Given a point (x1, y1) and an equation for a line (y=mx+c), I need some pseudocode for determining the point (x2, y2) that is a reflection of the first point across the line. Spent about an hour trying to figure it out with no luck!
See here for a visualization - http://www.analyzemath.com/Geometry/Reflection/Reflection.html
This link contains an algorithm that is similar to what you are trying to do:
That is reflect a ray off a normal.
Ok, I'm going to give you a cookbook method to do this. If you're interested in how I derived it, tell me and I'll explain it.
Given (x,y) and a line y = ax + c we want the point (x', y') reflected on the line.
Set d:= (x + (y - c)*a)/(1 + a^2)
Then x' = 2*d - x
and y' = 2*d*a - y + 2c
This is a simple explanation of Il-Bhima's solution. The trick is to notice that what you want is to project that point orthogonally on the line, move it by that much, and then move it once again, in the same direction.
For these types of problems, it's easier to work with a slightly more redundant representation for a line. Instead of y = m x + b, let's represent the line by a point p on that is on the line and a vector d in the line's direction. Let's call this point p = (0, b), the vector d = (1, m), and your input point will be p1. The projected point on the line will be pl and your output point p2, then, is p1 + 2 * (pl - p1) = 2 * pl - p1
The formula you need here is the projection of a vector v onto a line which goes through the origin in direction d. It is given by d * <v, d> / <d, d> where <a, b> is the dot product between two vectors.

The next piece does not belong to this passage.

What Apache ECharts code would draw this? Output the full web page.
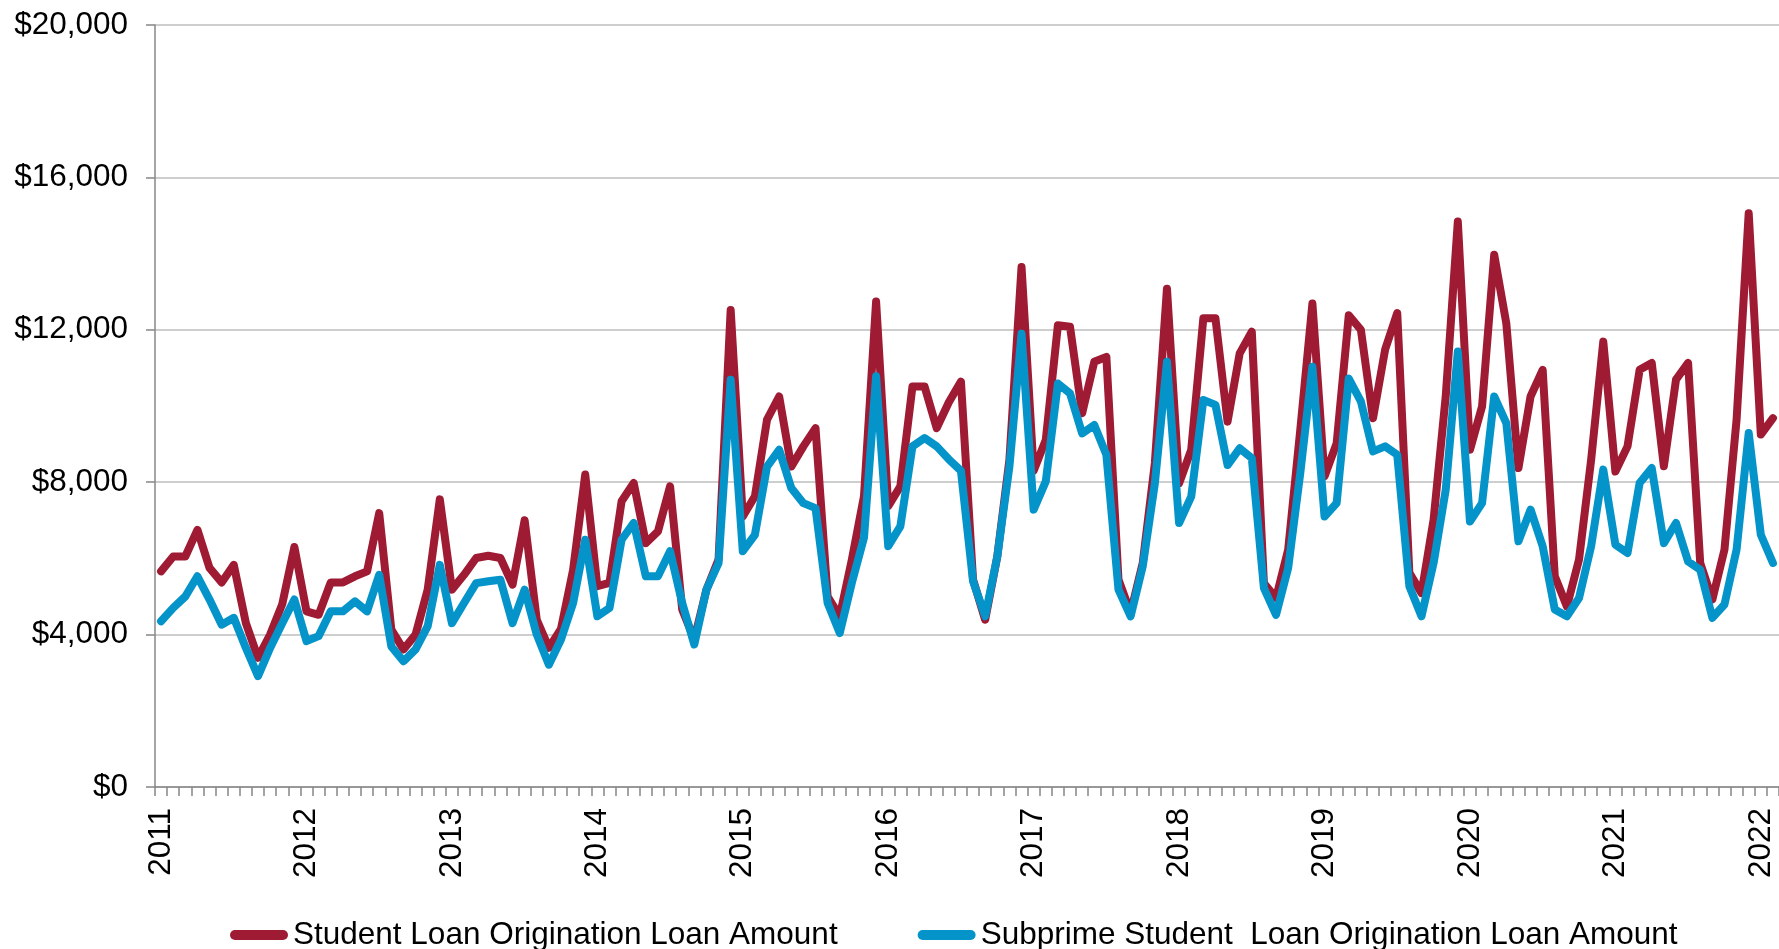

To find pl, we have to move the whole problem so that the line goes through the origin by subtracting p from p1, using the above formula, and moving it back. Then, pl = p + (d * <p - p1, d> / <d, d>), so pl_x = p_x + (b * p1_x) / (1 + m * m), pl_y = p_y + (m * p1_x) / (1 + m * m), and then use p2 = 2 * pl - p1 to get the final values.
Here's a simple way to get the answer which IB/CS have explained, if you don't have the internet at hand and have forgotten the formula!
On a piece of paper scribble out a cartesian graph, shove a dot somewhere (for example, roughly at 3,4) and draw an example line (perhaps with something like a,c as 1/2,5)
Now just MOVE everything down and across until your point, is on the origin.
Look at the triangle you just made .. you'll see it's now easy to get the right-angled line you need, later just add to move back to where you started.